Manche Ostfrauen hatten mehrere Berufe, eine Folge vor allem des tiefgreifenden Einschnitts 1990. Sie legten nicht die Hände in den Schoß und beklagten ihr Schicksal nicht wie viele Ostmänner, die mit der Eliminierung ihres Arbeitsplatzes »in ein tiefes Loch gesunken sind, eine Sinnkrise durchmachten«. Bei ihren Interviews mit ostdeutschen Männern fiel Ellen Händler und Uta Mitsching-Viertel auf, dass diese sich immer mit ihren Pendants im Westen verglichen und ihr berufliches Aus oder beruflichen Abstieg als persönliche Niederlage empfanden.
Die Ostfrauen resignierten nicht, schauten sich nach neuer Arbeit um, übersiedelten notgedrungen in den Westen, und sei es, um sich dort als überqualifizierte »Zugehfrau« zu verdingen. Die Interviewten berichteten dem Autorenduo auch über erlebte patriarchalische Zumutungen. Und es spricht wohl für sich, wenn ein Ostmann den Interviewerinnen auf die Frage, wie er es mit der Emanzipation der Frau hält, antwortet, dass er diese hochhalte: »Wenn meine Frau sagt: ›Bring den Mülleimer runter!‹, dann mach’ ich das.« Immerhin.
Letztlich bleibt nach wie vor auch in Ostdeutschland die Losung von Lotte Ulbricht einzulösen: »Das Patriarchat ist nur durch die Umerziehung des Mannes zu beseitigen.« Die ehemalige First Lady der DDR hatte sich zugleich zur Unterstützung der werktätigen Frauen und Mütter dafür starkgemacht, dass Anfang der 60er Jahre in der DDR moderne Haushaltsgeräte produziert, Wäschereien und Reinigungen sowie Mehrzweckgaststätten geschaffen wurden. Später kam der Haushaltstag dazu – auch für alleinerziehende Männer. Die Autorin dieser Zeilen hat jedenfalls nach Wende und Vereinigung die taffe Dame noch persönlich in ihrem bescheidenen Heim in »Pankoff« kennenlernen und deren Kritik an im neuen, größeren Deutschland zurückgedrehter Emanzipation sich anhören dürfen.

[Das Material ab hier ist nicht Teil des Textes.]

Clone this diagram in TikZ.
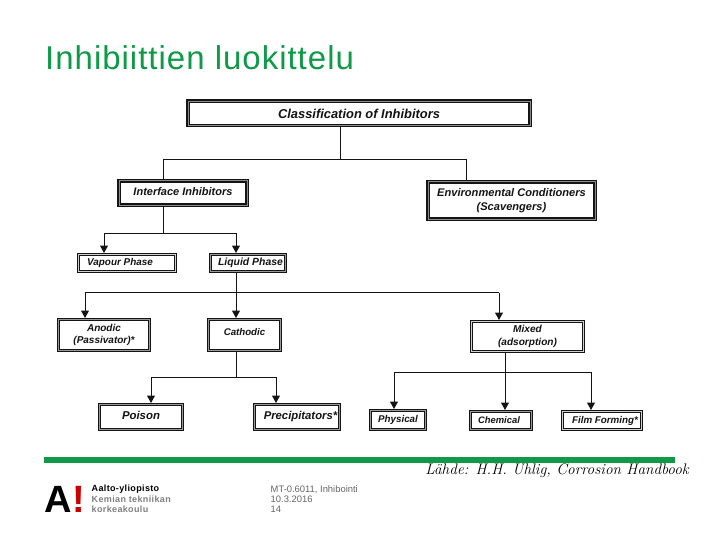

Das Buch »Die DDR ist nachhal(l)tig« ist quasi das Resümee der beiden Vorgängerbücher von Ellen Händler und Uta Mitsching-Viertel: »Unerhörte Ostfrauen. Lebensspuren in zwei Systemen« (2019) und »Problemzone Ostmann? Lebenserfahrungen in zwei Systemen« (2021). Darin geht es auch um erlebte Kollektivität, direkte Demokratie, soziale Sicherheit und viele andere, heute Ostdeutschen noch wichtige Werte.
Zum Schluss sei angemerkt: Auf ihren Lesereisen durch Westdeutschland hatten Ellen Händler und Uta Mitsching-Viertel natürlich auch viele erfreuliche, erbauliche und ermutigende Erlebnisse.
Ellen Händler/Uta Mitschin-Viertel: Die DDR ist nachal(l)tig. Eine Streitschrift zur Ostidentität. Ibidem. 180 S., br., 10 €; als E-Book 7,99 €.